The attached picture shows the exponential curve fitting and the exponential equation for this set of data I have. However, I have 219 samples just like the picture that I would like to code in r & get the value for the exponential parameters (the power and the constant). I have tried lm() and nls(). With lm(), I realized in doesn't give me the same exponential format as excel. By that I mean exponential function including e (refer to the equation in the attached image). With nls() the values seem so small to me & don't match what excel gives me.

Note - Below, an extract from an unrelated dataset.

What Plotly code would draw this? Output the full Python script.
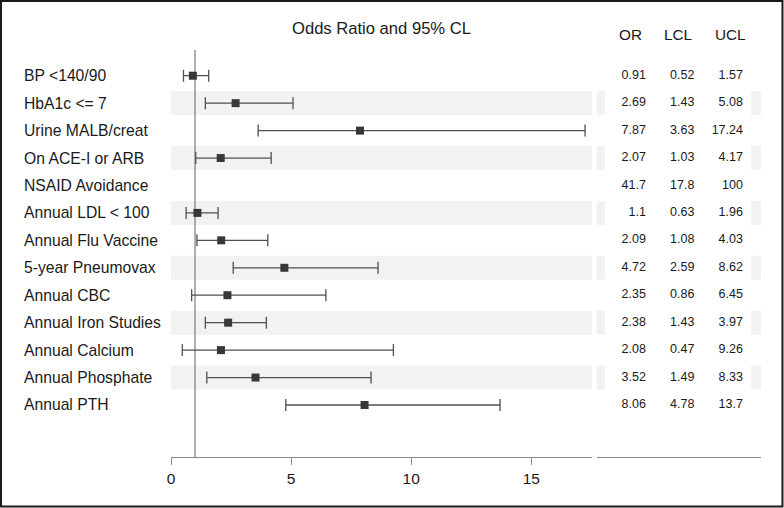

Using the data in the picture, there is no discrepancy between Excel and R. First create the data and plot:
X <- 1:10
Y <- c(15, 10, 21, 28, 14, 12, 27, 12, 147, 83)
plot(X, Y, pch=16)
Now we can add a linear regression:
fit.linear <- lm(Y~X)
coef(fit.linear)
# (Intercept) X
# -13.800000 9.218182
p.linear <- predict(fit.linear)
lines(X, p.linear)
Now the log transform equation:
fit.log <- lm(log(Y)~X)
coef(fit.log)
# (Intercept) X
# 2.1317772 0.1887922
exp(coef(fit.log)[1])
(Intercept)
8.429835
p.log <- exp(predict(fit.log))
lines(X, p.log, col="blue")
Note that the slope value agrees with your Excel example. The intercept also agrees after we change the scale. Finally the nls()
equation:
fit.nls <- nls(Y~a*exp(b*X), start=c(a=5, b=0.2))
coef(fit.nls)
# a b
# 3.4643870 0.3430626
p.nls <- predict(fit.nls)
lines(X, p.nls, col="red")
The nls regression does not match the log-transform regression because the two measure the residuals differently. The log-transform minimizes the log(Y) residuals whereas the nonlinear regression minimizes the Y residuals.